4. Automated Production Scheduling
ERP systems include tools for scheduling and resource planning, ensuring orders are produced efficiently.
How it helps:
- Balances multiple orders, priorities, and lead times automatically.
- Adjusts schedules dynamically when changes occur or urgent orders arise.
- Integrates with MES (Manufacturing Execution Systems) for shop-floor tracking.
Result: Production lines run more efficiently, deliveries stay on schedule, and rush costs are reduced.
5. Streamlined Change Management
ERP systems allow real-time updates for changes in orders, materials, or schedules.
How it helps:
- Updates propagate to all relevant departments immediately.
- Change histories are logged to ensure accountability and traceability.
- Notifications alert production, shipping, and sales teams about modifications.
Result: Customer-requested changes and product data files are implemented accurately, reducing errors and wasted labor.
6. Enhanced Customer Communication
ERP systems provide client portals and automated updates for order tracking.
How it helps:
- Customers can view real-time order status, shipment tracking, and estimated delivery dates.
- Automated alerts notify customers of delays or changes.
- Customer service teams have all order information in one place, reducing manual follow-ups.
Result: Customers feel informed and valued, which improves satisfaction and retention.
7. Powerful Reporting and Analytics
The best ERP systems for manufacturing include robust reporting and data analytics for order management, performance, forecasting, and more.
How it helps:
- Generates KPIs like quote-to-order cycle time, on-time delivery rates, and production efficiency.

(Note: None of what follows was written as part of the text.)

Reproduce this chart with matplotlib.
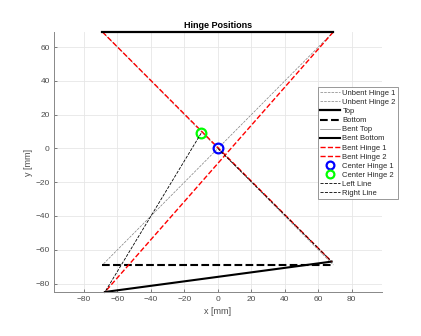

- Identifies bottlenecks, trends, and opportunities for process improvement.
- Supports forecasting for demand planning, material procurement, and capacity utilization.
Result: Manufacturers make data-driven decisions, optimize resources, and increase profitability.
8. End-to-End Visibility and Accountability
ERP systems provide a single source of truth for all orders.
How it helps:
- Every team member sees the same, up-to-date information.
- Changes and actions are logged for accountability.
- Leadership can monitor performance and identify areas for improvement instantly.
Result: Reduced errors, improved efficiency, and stronger control over the entire order lifecycle.
An ERP system is not just a tool; it is the backbone of modern order management. It transforms the complex, error-prone process of quoting, scheduling, producing, and shipping into a streamlined, automated workflow. For manufacturers, ERP ensures orders are accurate, production is efficient, inventory is visible, and customers are informed, turning what was once a major source of frustration into a competitive advantage.
Turning Order Management Into a Growth Engine
So what does smarter order management actually deliver in terms of results? For manufacturers, the benefits extend far beyond efficiency:
- Faster Sales Cycles – With instant quoting and accurate availability, deals close quickly.
- Higher Profit Margins – Reduced errors, optimized inventory, and efficient scheduling cut costs.
- Scalable Operations – Automation allows manufacturers to process more orders without adding extra staff.
- Improved Customer Retention – Consistently accurate, on-time orders lead to stronger customer loyalty.
- Competitive Advantage – Manufacturers with optimized processes can respond faster to market demands, setting themselves apart from competitors.
Instead of order management being a limiting factor, it becomes the foundation for expansion into new markets, new product lines, or larger customer bases.
Building the Future of Manufacturing Growth
Business change doesn’t just come from selling more—it comes from fulfilling more, faster, and with greater accuracy. That requires smarter order management powered by integrated ERP systems. Manufacturers that embrace process optimization and smarter order management are preparing themselves for the next era of growth. By integrating tools like CPQ, MES, production scheduling, and distribution planning into a single seamless ERP system, companies are not just eliminating inefficiencies; they’re building scalable operations ready for long-term success.